Wednesday morning, Sens. Amy Klobuchar (D-MN) and John Kennedy (R-LA) wrote this letter to the chairman of the Senate Judiciary Committee, Richard Grassley, calling for hearings:

Dear Chairman Grassley:

We write to express serious concern regarding recent reports that data from millions of Americans was misused in order to influence voters, and to urge you to convene a hearing with the CEOs of major technology companies – including Facebook, Google, and Twitter – regarding the security of Americans’ data in light of this significant breach.

Reports indicate that private information from the Facebook profiles of more than 50 million users – representing nearly a quarter of potential U.S. voters in 2016 – was taken to conduct sophisticated psychological targeting for political ads in order to influence voters. The reports further indicate that Facebook knew about this breach more than two years ago and failed to acknowledge it and take swift and meaningful action.

While Facebook has pledged to enforce its policies to protect people’s information, questions remain as to whether those policies are sufficient and whether Congress should take action to protect people’s private information. The Committee considered similar cybersecurity issues in an October hearing featuring testimony from the former chairman and CEO of Equifax. We believe that the Committee should revisit these issues in light of recent events and upcoming elections.

Important questions also remain unanswered about the role of these technology companies in our democracy. Major social media platforms store an enormous amount of data and have a user base larger than all of the major broadcasting companies combined. The remarkable innovation that these companies have championed has changed how we share and collect information. In the process, Facebook, Google, and Twitter have amassed unprecedented amounts of personal data and use this data when selling advertising, including political advertisements.

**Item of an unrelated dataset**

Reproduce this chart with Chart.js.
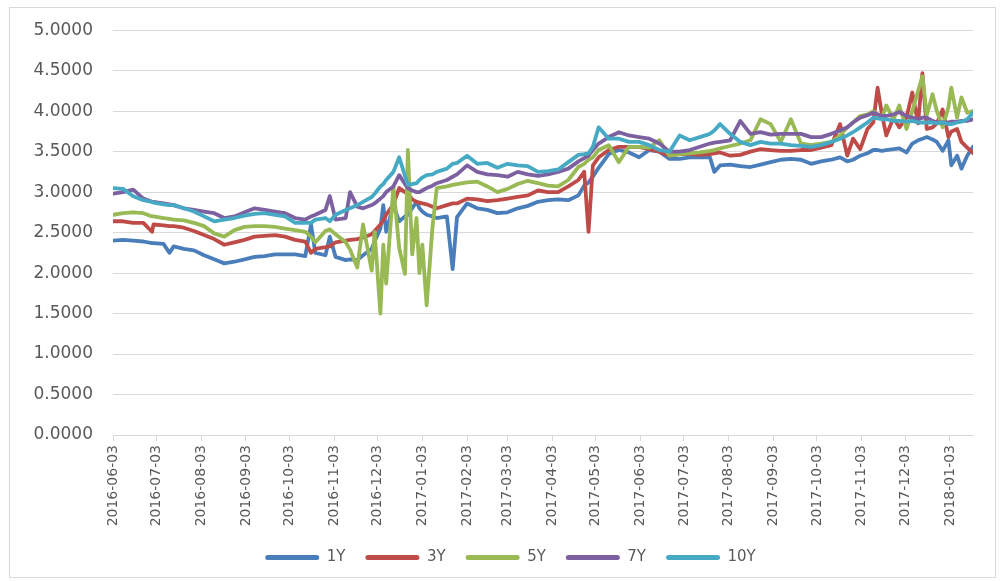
<!DOCTYPE html>
<html>
<head>
<meta charset="utf-8">
<script src="https://cdn.jsdelivr.net/npm/chart.js@4.4.1/dist/chart.umd.min.js"></script>
<style>
  html, body { margin: 0; padding: 0; background: #fff; }
  canvas { display: block; }
</style>
</head>
<body>
<canvas id="chart" width="1006" height="581"></canvas>
<script>
const dates = [
  '2016-06-03','2016-06-10','2016-06-17','2016-06-24','2016-06-30','2016-07-01','2016-07-08','2016-07-12','2016-07-15','2016-07-22',
  '2016-07-29','2016-08-05','2016-08-12','2016-08-19','2016-08-26','2016-09-02','2016-09-09','2016-09-16','2016-09-23','2016-09-30',
  '2016-10-07','2016-10-14','2016-10-18','2016-10-21','2016-10-28','2016-10-31','2016-11-04','2016-11-11','2016-11-14','2016-11-19',
  '2016-11-23','2016-11-29','2016-12-01','2016-12-05','2016-12-07','2016-12-09','2016-12-14','2016-12-18','2016-12-22','2016-12-24',
  '2016-12-27','2016-12-30','2017-01-01','2017-01-03','2017-01-06','2017-01-10','2017-01-13','2017-01-20','2017-01-24','2017-01-27',
  '2017-02-03','2017-02-10','2017-02-17','2017-02-24','2017-03-03','2017-03-10','2017-03-17','2017-03-24','2017-03-31','2017-04-07',
  '2017-04-14','2017-04-21','2017-04-25','2017-04-28','2017-05-01','2017-05-05','2017-05-12','2017-05-19','2017-05-26','2017-06-02',
  '2017-06-09','2017-06-16','2017-06-23','2017-06-30','2017-07-07','2017-07-14','2017-07-21','2017-07-24','2017-07-28','2017-08-04',
  '2017-08-11','2017-08-18','2017-08-25','2017-09-01','2017-09-08','2017-09-15','2017-09-22','2017-09-29','2017-10-06','2017-10-13',
  '2017-10-19','2017-10-24','2017-10-28','2017-11-02','2017-11-07','2017-11-11','2017-11-14','2017-11-17','2017-11-20','2017-11-25',
  '2017-11-29','2017-12-04','2017-12-08','2017-12-12','2017-12-15','2017-12-18','2017-12-22','2017-12-25','2017-12-29','2018-01-02',
  '2018-01-04','2018-01-08','2018-01-11','2018-01-15','2018-01-19'
];

const y1 = [
  2.40,2.41,2.40,2.39,2.37,2.37,2.36,2.25,2.33,2.30,
  2.28,2.22,2.17,2.12,2.14,2.17,2.20,2.21,2.23,2.23,
  2.23,2.21,2.60,2.25,2.22,2.45,2.20,2.16,2.17,2.16,
  2.22,2.30,2.39,2.55,2.84,2.51,2.84,2.64,2.70,2.72,
  2.80,2.88,2.80,2.76,2.72,2.70,2.68,2.70,2.05,2.69,
  2.86,2.80,2.78,2.74,2.75,2.80,2.83,2.88,2.90,2.91,
  2.90,2.96,3.08,3.12,3.19,3.30,3.47,3.52,3.49,3.43,
  3.52,3.50,3.41,3.41,3.43,3.43,3.43,3.25,3.33,3.34,
  3.32,3.31,3.34,3.37,3.40,3.41,3.40,3.35,3.38,3.40,
  3.43,3.38,3.40,3.45,3.48,3.52,3.52,3.51,3.52,3.53,
  3.54,3.49,3.60,3.64,3.66,3.68,3.65,3.62,3.51,3.64,
  3.33,3.45,3.29,3.45,3.56
];

const y3 = [
  2.64,2.64,2.62,2.62,2.51,2.60,2.59,2.58,2.58,2.56,
  2.52,2.47,2.42,2.35,2.38,2.41,2.45,2.46,2.47,2.45,
  2.41,2.39,2.25,2.30,2.32,2.33,2.38,2.40,2.41,2.42,
  2.44,2.48,2.52,2.60,2.65,2.72,2.85,3.05,3.00,2.98,
  2.91,2.88,2.87,2.86,2.85,2.82,2.80,2.84,2.86,2.86,
  2.92,2.91,2.89,2.90,2.92,2.94,2.96,3.02,3.00,3.00,
  3.07,3.15,3.25,2.51,3.33,3.43,3.52,3.56,3.56,3.56,
  3.53,3.50,3.45,3.47,3.47,3.46,3.47,3.48,3.49,3.45,
  3.46,3.50,3.53,3.52,3.51,3.51,3.52,3.52,3.55,3.58,
  3.84,3.45,3.66,3.53,3.78,3.86,4.29,3.96,3.70,3.92,
  3.80,3.92,4.23,3.85,4.47,3.78,3.80,3.85,4.02,3.68,
  3.75,3.78,3.62,3.55,3.48
];

const y5 = [
  2.72,2.74,2.75,2.74,2.70,2.70,2.68,2.67,2.66,2.65,
  2.62,2.58,2.49,2.45,2.53,2.57,2.58,2.58,2.57,2.55,
  2.53,2.51,2.45,2.38,2.52,2.54,2.48,2.38,2.29,2.07,
  2.60,2.03,2.51,1.50,2.35,1.87,3.07,2.31,1.99,3.52,
  2.23,2.68,2.00,2.35,1.60,2.56,3.05,3.07,3.09,3.10,
  3.12,3.13,3.07,3.00,3.04,3.10,3.14,3.11,3.08,3.07,
  3.15,3.31,3.35,3.40,3.43,3.52,3.58,3.37,3.56,3.56,
  3.55,3.64,3.45,3.47,3.48,3.49,3.51,3.52,3.54,3.57,
  3.60,3.64,3.90,3.84,3.62,3.90,3.60,3.58,3.60,3.62,
  3.70,3.80,3.86,3.94,3.96,4.00,3.95,3.92,4.07,3.90,
  4.07,3.78,4.00,4.25,4.43,3.95,4.21,4.00,3.80,4.05,
  4.29,3.92,4.17,3.98,4.00
];

const y7 = [
  2.98,3.00,3.03,2.92,2.88,2.88,2.86,2.85,2.84,2.80,
  2.78,2.76,2.74,2.68,2.70,2.75,2.80,2.78,2.76,2.74,
  2.68,2.66,2.70,2.72,2.78,2.95,2.66,2.68,3.00,2.82,
  2.80,2.84,2.86,2.92,2.95,3.00,3.07,3.21,3.10,3.05,
  3.02,3.00,3.00,3.02,3.05,3.08,3.11,3.15,3.19,3.22,
  3.33,3.25,3.22,3.21,3.19,3.25,3.22,3.20,3.22,3.25,
  3.29,3.38,3.42,3.45,3.52,3.60,3.68,3.74,3.70,3.68,
  3.66,3.60,3.50,3.50,3.52,3.56,3.60,3.61,3.62,3.64,
  3.88,3.72,3.74,3.71,3.72,3.72,3.72,3.68,3.68,3.72,
  3.76,3.80,3.86,3.92,3.95,3.98,3.96,3.94,3.94,3.96,
  3.99,3.94,3.92,3.90,3.92,3.92,3.88,3.86,3.86,3.86,
  3.87,3.87,3.88,3.88,3.90
];

const y10 = [
  3.05,3.04,2.95,2.90,2.88,2.87,2.85,2.84,2.84,2.80,
  2.76,2.70,2.64,2.66,2.68,2.71,2.73,2.74,2.72,2.70,
  2.62,2.62,2.62,2.66,2.68,2.64,2.72,2.78,2.80,2.84,
  2.88,2.94,2.98,3.07,3.10,3.15,3.25,3.43,3.20,3.09,
  3.10,3.11,3.15,3.18,3.21,3.22,3.25,3.29,3.35,3.36,
  3.45,3.35,3.36,3.30,3.35,3.33,3.32,3.25,3.26,3.28,
  3.37,3.46,3.47,3.48,3.56,3.80,3.66,3.66,3.62,3.62,
  3.58,3.52,3.50,3.70,3.64,3.68,3.72,3.76,3.84,3.72,
  3.62,3.58,3.62,3.60,3.60,3.58,3.57,3.56,3.58,3.62,
  3.66,3.70,3.74,3.80,3.86,3.92,3.91,3.90,3.90,3.88,
  3.88,3.87,3.88,3.86,3.86,3.86,3.86,3.85,3.86,3.84,
  3.84,3.86,3.87,3.90,3.98
];

const tickLabels = [
  '2016-06-03','2016-07-03','2016-08-03','2016-09-03','2016-10-03','2016-11-03','2016-12-03',
  '2017-01-03','2017-02-03','2017-03-03','2017-04-03','2017-05-03','2017-06-03','2017-07-03',
  '2017-08-03','2017-09-03','2017-10-03','2017-11-03','2017-12-03','2018-01-03'
];

const seriesNames = ['1Y', '3Y', '5Y', '7Y', '10Y'];
const seriesValues = [y1, y3, y5, y7, y10];
const seriesColors = ['#4a7ebb', '#be4b48', '#98b954', '#7d60a0', '#46aac5'];

// dates -> day offset from the first date, so the x axis behaves like a date axis
const DAY = 86400000;
const start = Date.parse(dates[0]);
const toDay = s => (Date.parse(s) - start) / DAY;
const tickDays = tickLabels.map(toDay);
const lastDay = toDay(dates[dates.length - 1]);

const datasets = seriesNames.map((name, i) => ({
  label: name,
  data: dates.map((d, j) => ({x: toDay(d), y: seriesValues[i][j]})),
  borderColor: seriesColors[i],
  backgroundColor: seriesColors[i],
  borderWidth: 3.8,
  pointRadius: 0,
  tension: 0,
  borderJoinStyle: 'round',
  borderCapStyle: 'round',
  order: seriesNames.length - 1 - i
}));

const frame = {
  id: 'frame',
  beforeDraw(chart) {
    const ctx = chart.ctx;
    ctx.save();
    ctx.strokeStyle = '#d9d9d9';
    ctx.lineWidth = 1;
    ctx.strokeRect(9.5, 7.5, 986, 570);
    ctx.restore();
  },
  // the legend in the original sits a bit right of the canvas centre
  afterLayout(chart) {
    if (chart.legend) {
      chart.legend.left += 24;
      chart.legend.right += 24;
    }
  }
};

const fontFamily = "'DejaVu Sans', sans-serif";

new Chart(document.getElementById('chart'), {
  type: 'line',
  data: {datasets: datasets},
  plugins: [frame],
  options: {
    responsive: false,
    animation: false,
    layout: {padding: {top: 27, right: 33, bottom: 6, left: 0}},
    plugins: {
      tooltip: {enabled: false},
      legend: {
        position: 'bottom',
        labels: {
          color: '#595959',
          font: {family: fontFamily, size: 15},
          boxWidth: 54,
          boxHeight: 5,
          padding: 20,
          sort: (a, b) => a.datasetIndex - b.datasetIndex,
          generateLabels(chart) {
            return chart.data.datasets.map((ds, i) => ({
              text: ds.label,
              fillStyle: ds.borderColor,
              strokeStyle: ds.borderColor,
              lineWidth: 0,
              borderRadius: 2.5,
              fontColor: '#595959',
              hidden: false,
              datasetIndex: i
            }));
          }
        }
      }
    },
    scales: {
      x: {
        type: 'linear',
        min: 0,
        max: lastDay,
        afterFit(scale) { scale.height = 95; },
        afterBuildTicks(scale) {
          scale.ticks = tickDays.map(v => ({value: v}));
        },
        ticks: {
          autoSkip: false,
          minRotation: 90,
          maxRotation: 90,
          color: '#595959',
          font: {family: fontFamily, size: 14},
          padding: 4,
          callback: (v) => {
            const i = tickDays.indexOf(v);
            return i >= 0 ? tickLabels[i] : '';
          }
        },
        grid: {
          display: true,
          drawOnChartArea: false,
          drawTicks: true,
          tickLength: 6,
          color: '#d9d9d9'
        },
        border: {display: true, color: '#d9d9d9'}
      },
      y: {
        min: 0,
        max: 5,
        afterFit(scale) { scale.width = 113; },
        ticks: {
          stepSize: 0.5,
          color: '#595959',
          font: {family: fontFamily, size: 17},
          padding: 20,
          callback: v => v.toFixed(4)
        },
        grid: {color: '#d9d9d9', drawTicks: false},
        border: {display: false}
      }
    }
  }
});
</script>
</body>
</html>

The lack of oversight on how data is stored and how political advertisements are sold raises concerns about the integrity of American elections as well as privacy rights.

Senators from both parties have called for more transparency and accountability from social media platforms in their efforts to guard against interference by foreign actors. Testimony before this Committee and others from current Administration officials, as well as former officials from the Administrations of President George W. Bush and President Obama, has made clear that the threat of foreign interference continues to exist, and that these foreign powers will make similar attempts to interfere in future elections.

It is our view that Senators on the Judiciary Committee should have the opportunity to question the CEOs of technology companies about these critical matters. While this Committee’s Subcommittee on Crime and Terrorism convened a hearing with witnesses representing Facebook, Twitter, and Google in October of 2017, we have yet to hear from the leaders of these companies directly. A hearing featuring testimony with CEOs would provide the Committee the opportunity to hear an update on the progress of these companies’ voluntary measures to combat attempted foreign interference and what is being done to protect Americans’ data and limit abuse of the platforms, as well as to assess what measures should be taken before the next elections.

It is for these reasons that we request that you announce a hearing of the Judiciary Committee at which Senators can publicly question the CEOs of technology companies. We would be happy to discuss this matter with you further and we appreciate your consideration of this request.

Make no mistake about it, Facebook’s in deep trouble. That’s been clear from the beginning of these revelations. When the stock was at about $165, I publicly said it was going to $150, a 10% drop. Which it got to in less than a week.

Facebook bounced last Thursday, but only in sympathy with the market bouncing.

The stock’s going to be under intense pressure, and it wouldn’t surprise me to see it test $120.